Government has been urged to incorporate maternal mental health into general health policies and programmes to ensure pregnant women and mothers are screened properly for mental healthcare services.
Issues of maternal mental health should be considered and pregnant women should be screened of mental health just like other health conditions such as HIV/AIDS and tuberculosis, Centre for People Empowerment and Right Initiative (CPRI), a Non-Governmental organisation, said.
Mr Dominic Wunigura, the CPRI Programmes Coordinator, who was speaking to the Ghana News Agency added: "We have come to realise that when we tackle mental health from the angle of maternal issues, pregnant women and mothers of children below the ages of two years, we will be able to prevent a lot of mental health issues".
CPRI is implementing a project dubbed: "Enhancing maternal mental health of pregnant women, mothers and children in Ghana," which he said was to among other things, train health service providers directly working with pregnant women and mothers of children under two years.
He said about 190 health service providers covering midwives, community health nurses and enrolled nurses would benefit from the project which was on Pre-natal Adapted Screening Tool (PAST).
CPRI launched the project in 2018 in partnership with BasicNeeds, UK with financial support from UKAID and has since engaged major stakeholders in the health sector including; traditional birth attendants and community volunteers.
"We will train midwives, community health nurses and enrolled nurses on the Pre-natal Adapted Screening Tool," Mr Wunigura said: "It looks at all forms of mental illness-anxiety, depression, psychosis and other extreme cases of suicidal tendencies and disability".
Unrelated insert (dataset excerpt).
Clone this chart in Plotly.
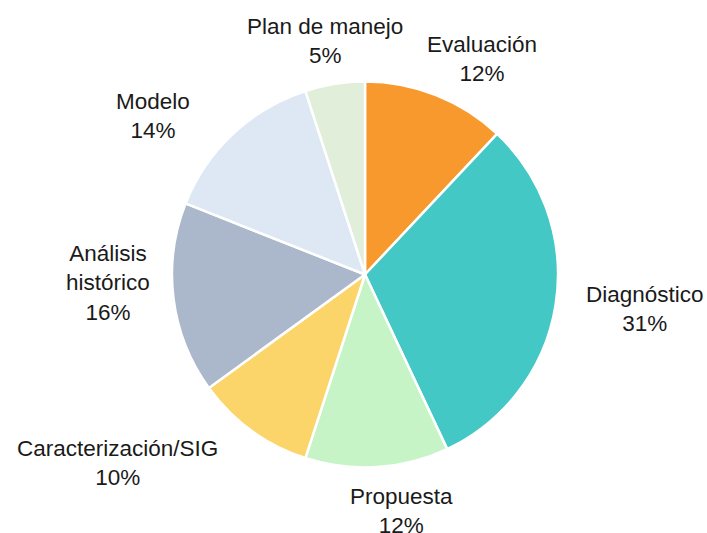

"It will help them to undertake basic screening for mothers or pregnant women who come for maternal services and appropriately refer them for further assessment and treatment".
He was of the view that incorporating maternal mental health in other health policies would broaden the scope of maternal health delivery services.
"We want to ensure that when a pregnant woman comes, we do not only look at the physical wellbeing, but we are able to include the mental health aspect because pregnancy and child bearing brings about a lot of burden that affects the psychological wellbeing of a parent", he said.
He called for increased awareness creation on maternal mental health and conscious efforts to support those women since treatment of mental illness went hand-in-hand with other psycho-social and environmental factors.
He also entreated the public to embrace the initiative, saying screening one of mental health did not mean the person was mentally ill, but a way to avert preventable mental health cases.
According to the World Health Organisation (WHO), globally, about 10 percent of pregnant women and 13 percent of women who have just given birth experience a mental disorder, primarily depression.
A recent meta-analysis showed that about 20 percent of mothers in developing countries experienced clinical depression after childbirth, but the figure could be more, according to health officials.
Virtually all women can develop mental disorders during pregnancy and in the first year after delivery, but poverty, migration, extreme stress, exposure to violence (domestic, sexual and gender-based), emergency and conflict situations, natural disasters, and low social support generally increase risks for specific disorders.
Maternal mental disorders are treatable and effective interventions can be delivered even by well-trained non-specialist health providers.